WRITTEN REQUEST -
Below is a listing to transcribe in full and exactly; keep the pictures out.

GIVEN MATERIAL -
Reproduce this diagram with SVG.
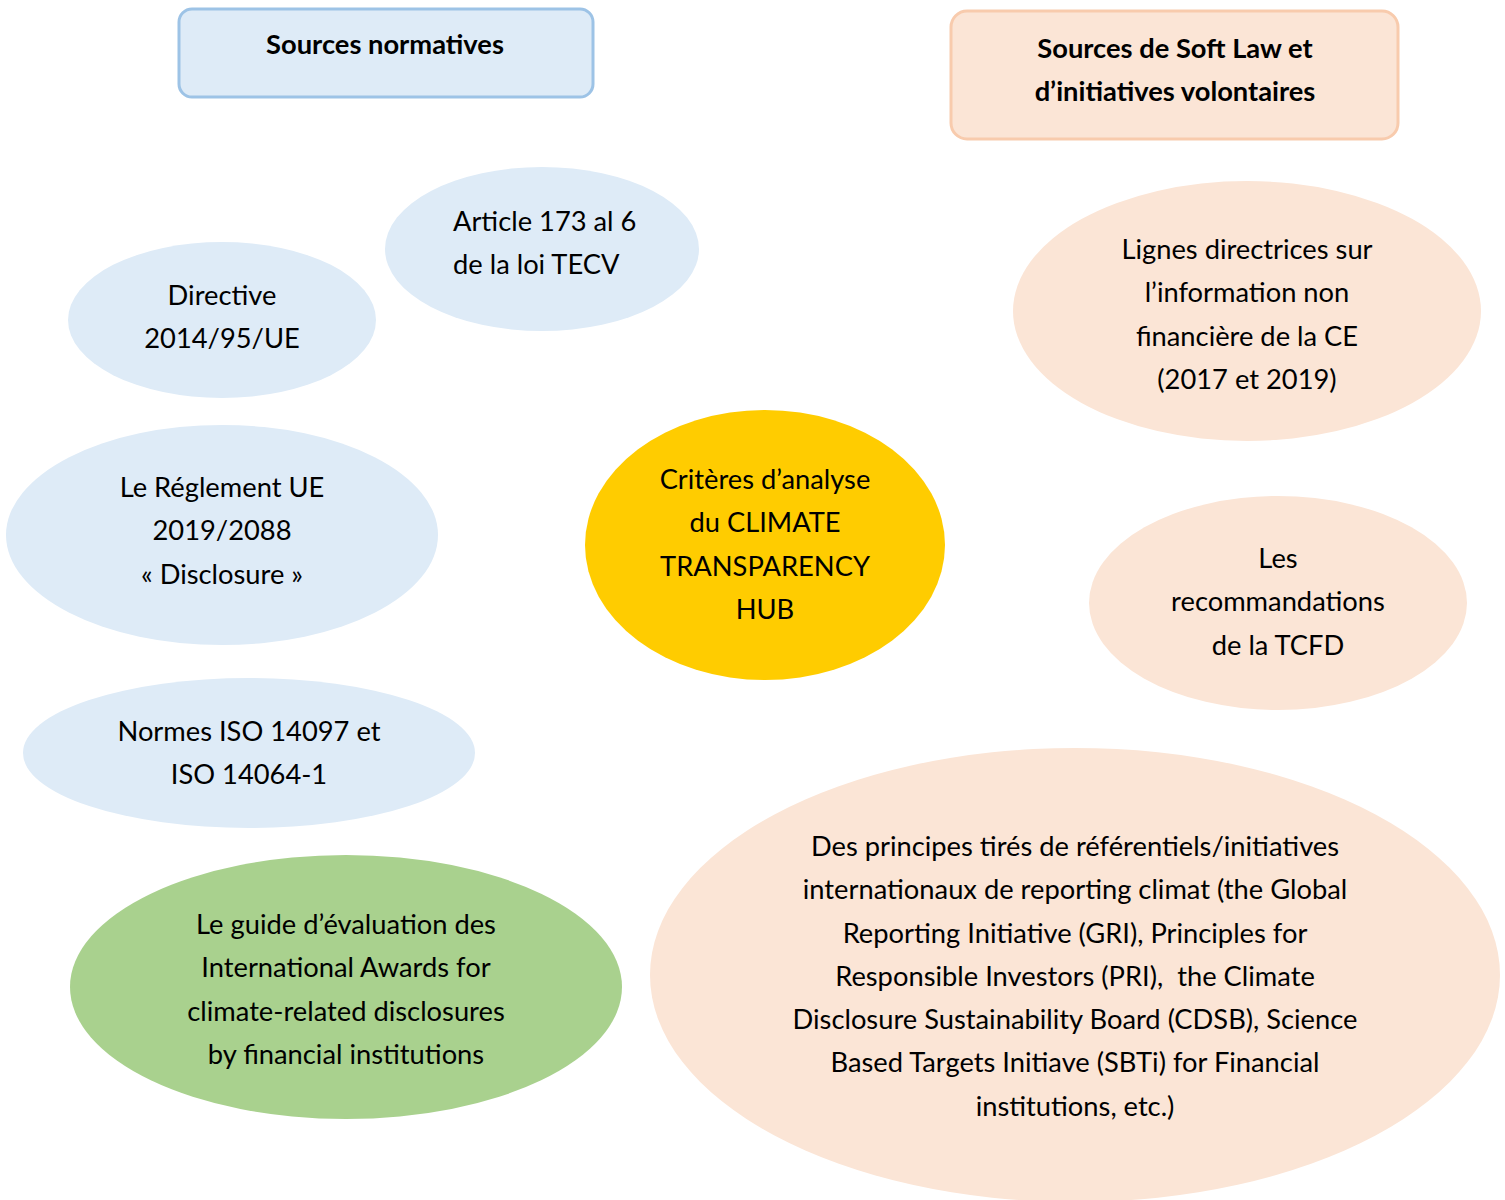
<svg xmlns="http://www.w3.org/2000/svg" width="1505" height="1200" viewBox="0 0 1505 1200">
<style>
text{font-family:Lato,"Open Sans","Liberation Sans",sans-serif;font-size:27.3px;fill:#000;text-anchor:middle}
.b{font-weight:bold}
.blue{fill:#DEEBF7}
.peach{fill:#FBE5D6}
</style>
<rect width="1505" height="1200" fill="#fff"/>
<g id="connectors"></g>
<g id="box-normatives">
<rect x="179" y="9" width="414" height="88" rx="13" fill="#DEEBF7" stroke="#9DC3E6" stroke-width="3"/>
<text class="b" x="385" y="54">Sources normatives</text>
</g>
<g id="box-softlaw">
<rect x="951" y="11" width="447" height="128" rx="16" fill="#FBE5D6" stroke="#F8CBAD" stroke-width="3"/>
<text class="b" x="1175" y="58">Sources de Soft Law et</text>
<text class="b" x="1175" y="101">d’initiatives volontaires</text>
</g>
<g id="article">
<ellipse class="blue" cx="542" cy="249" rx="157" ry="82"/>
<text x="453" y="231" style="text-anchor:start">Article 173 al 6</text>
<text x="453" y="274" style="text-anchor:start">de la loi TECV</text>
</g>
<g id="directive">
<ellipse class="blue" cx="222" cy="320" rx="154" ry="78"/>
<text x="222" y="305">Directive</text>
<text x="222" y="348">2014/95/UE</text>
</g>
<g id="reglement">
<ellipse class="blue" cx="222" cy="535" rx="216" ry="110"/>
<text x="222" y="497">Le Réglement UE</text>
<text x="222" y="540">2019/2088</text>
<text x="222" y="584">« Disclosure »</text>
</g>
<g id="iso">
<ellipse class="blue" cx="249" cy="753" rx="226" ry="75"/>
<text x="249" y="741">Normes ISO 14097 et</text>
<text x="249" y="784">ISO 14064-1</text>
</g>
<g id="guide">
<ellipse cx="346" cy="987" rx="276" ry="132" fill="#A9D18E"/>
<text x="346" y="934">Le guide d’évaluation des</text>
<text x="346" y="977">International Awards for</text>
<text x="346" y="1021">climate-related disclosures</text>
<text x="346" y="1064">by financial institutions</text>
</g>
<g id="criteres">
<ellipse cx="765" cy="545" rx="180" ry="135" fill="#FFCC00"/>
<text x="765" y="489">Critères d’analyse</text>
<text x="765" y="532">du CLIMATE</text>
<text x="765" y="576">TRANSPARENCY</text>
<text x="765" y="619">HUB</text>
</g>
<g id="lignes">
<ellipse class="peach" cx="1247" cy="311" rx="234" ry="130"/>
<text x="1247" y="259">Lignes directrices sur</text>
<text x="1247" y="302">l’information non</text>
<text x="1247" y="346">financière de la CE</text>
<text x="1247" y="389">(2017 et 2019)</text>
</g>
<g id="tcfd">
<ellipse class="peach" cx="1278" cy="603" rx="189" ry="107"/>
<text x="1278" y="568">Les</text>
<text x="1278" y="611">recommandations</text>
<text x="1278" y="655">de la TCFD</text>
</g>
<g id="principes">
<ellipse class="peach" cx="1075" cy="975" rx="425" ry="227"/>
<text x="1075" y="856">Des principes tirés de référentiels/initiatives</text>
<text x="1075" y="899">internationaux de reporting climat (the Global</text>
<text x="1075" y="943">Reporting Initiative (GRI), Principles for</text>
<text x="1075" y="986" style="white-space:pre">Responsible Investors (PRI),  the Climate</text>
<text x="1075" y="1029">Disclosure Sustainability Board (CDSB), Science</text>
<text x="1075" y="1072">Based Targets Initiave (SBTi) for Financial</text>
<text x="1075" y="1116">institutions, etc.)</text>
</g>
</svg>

CORRECT RESULT -
Reproduce this diagram with SVG.
<svg xmlns="http://www.w3.org/2000/svg" width="1505" height="1200" viewBox="0 0 1505 1200">
<style>
text{font-family:Lato,"Open Sans","Liberation Sans",sans-serif;font-size:27.3px;fill:#000;text-anchor:middle}
.b{font-weight:bold}
.blue{fill:#DEEBF7}
.peach{fill:#FBE5D6}
</style>
<rect width="1505" height="1200" fill="#fff"/>
<g id="connectors"></g>
<g id="box-normatives">
<rect x="179" y="9" width="414" height="88" rx="13" fill="#DEEBF7" stroke="#9DC3E6" stroke-width="3"/>
<text class="b" x="385" y="54">Sources normatives</text>
</g>
<g id="box-softlaw">
<rect x="951" y="11" width="447" height="128" rx="16" fill="#FBE5D6" stroke="#F8CBAD" stroke-width="3"/>
<text class="b" x="1175" y="58">Sources de Soft Law et</text>
<text class="b" x="1175" y="101">d’initiatives volontaires</text>
</g>
<g id="article">
<ellipse class="blue" cx="542" cy="249" rx="157" ry="82"/>
<text x="453" y="231" style="text-anchor:start">Article 173 al 6</text>
<text x="453" y="274" style="text-anchor:start">de la loi TECV</text>
</g>
<g id="directive">
<ellipse class="blue" cx="222" cy="320" rx="154" ry="78"/>
<text x="222" y="305">Directive</text>
<text x="222" y="348">2014/95/UE</text>
</g>
<g id="reglement">
<ellipse class="blue" cx="222" cy="535" rx="216" ry="110"/>
<text x="222" y="497">Le Réglement UE</text>
<text x="222" y="540">2019/2088</text>
<text x="222" y="584">« Disclosure »</text>
</g>
<g id="iso">
<ellipse class="blue" cx="249" cy="753" rx="226" ry="75"/>
<text x="249" y="741">Normes ISO 14097 et</text>
<text x="249" y="784">ISO 14064-1</text>
</g>
<g id="guide">
<ellipse cx="346" cy="987" rx="276" ry="132" fill="#A9D18E"/>
<text x="346" y="934">Le guide d’évaluation des</text>
<text x="346" y="977">International Awards for</text>
<text x="346" y="1021">climate-related disclosures</text>
<text x="346" y="1064">by financial institutions</text>
</g>
<g id="criteres">
<ellipse cx="765" cy="545" rx="180" ry="135" fill="#FFCC00"/>
<text x="765" y="489">Critères d’analyse</text>
<text x="765" y="532">du CLIMATE</text>
<text x="765" y="576">TRANSPARENCY</text>
<text x="765" y="619">HUB</text>
</g>
<g id="lignes">
<ellipse class="peach" cx="1247" cy="311" rx="234" ry="130"/>
<text x="1247" y="259">Lignes directrices sur</text>
<text x="1247" y="302">l’information non</text>
<text x="1247" y="346">financière de la CE</text>
<text x="1247" y="389">(2017 et 2019)</text>
</g>
<g id="tcfd">
<ellipse class="peach" cx="1278" cy="603" rx="189" ry="107"/>
<text x="1278" y="568">Les</text>
<text x="1278" y="611">recommandations</text>
<text x="1278" y="655">de la TCFD</text>
</g>
<g id="principes">
<ellipse class="peach" cx="1075" cy="975" rx="425" ry="227"/>
<text x="1075" y="856">Des principes tirés de référentiels/initiatives</text>
<text x="1075" y="899">internationaux de reporting climat (the Global</text>
<text x="1075" y="943">Reporting Initiative (GRI), Principles for</text>
<text x="1075" y="986" style="white-space:pre">Responsible Investors (PRI),  the Climate</text>
<text x="1075" y="1029">Disclosure Sustainability Board (CDSB), Science</text>
<text x="1075" y="1072">Based Targets Initiave (SBTi) for Financial</text>
<text x="1075" y="1116">institutions, etc.)</text>
</g>
</svg>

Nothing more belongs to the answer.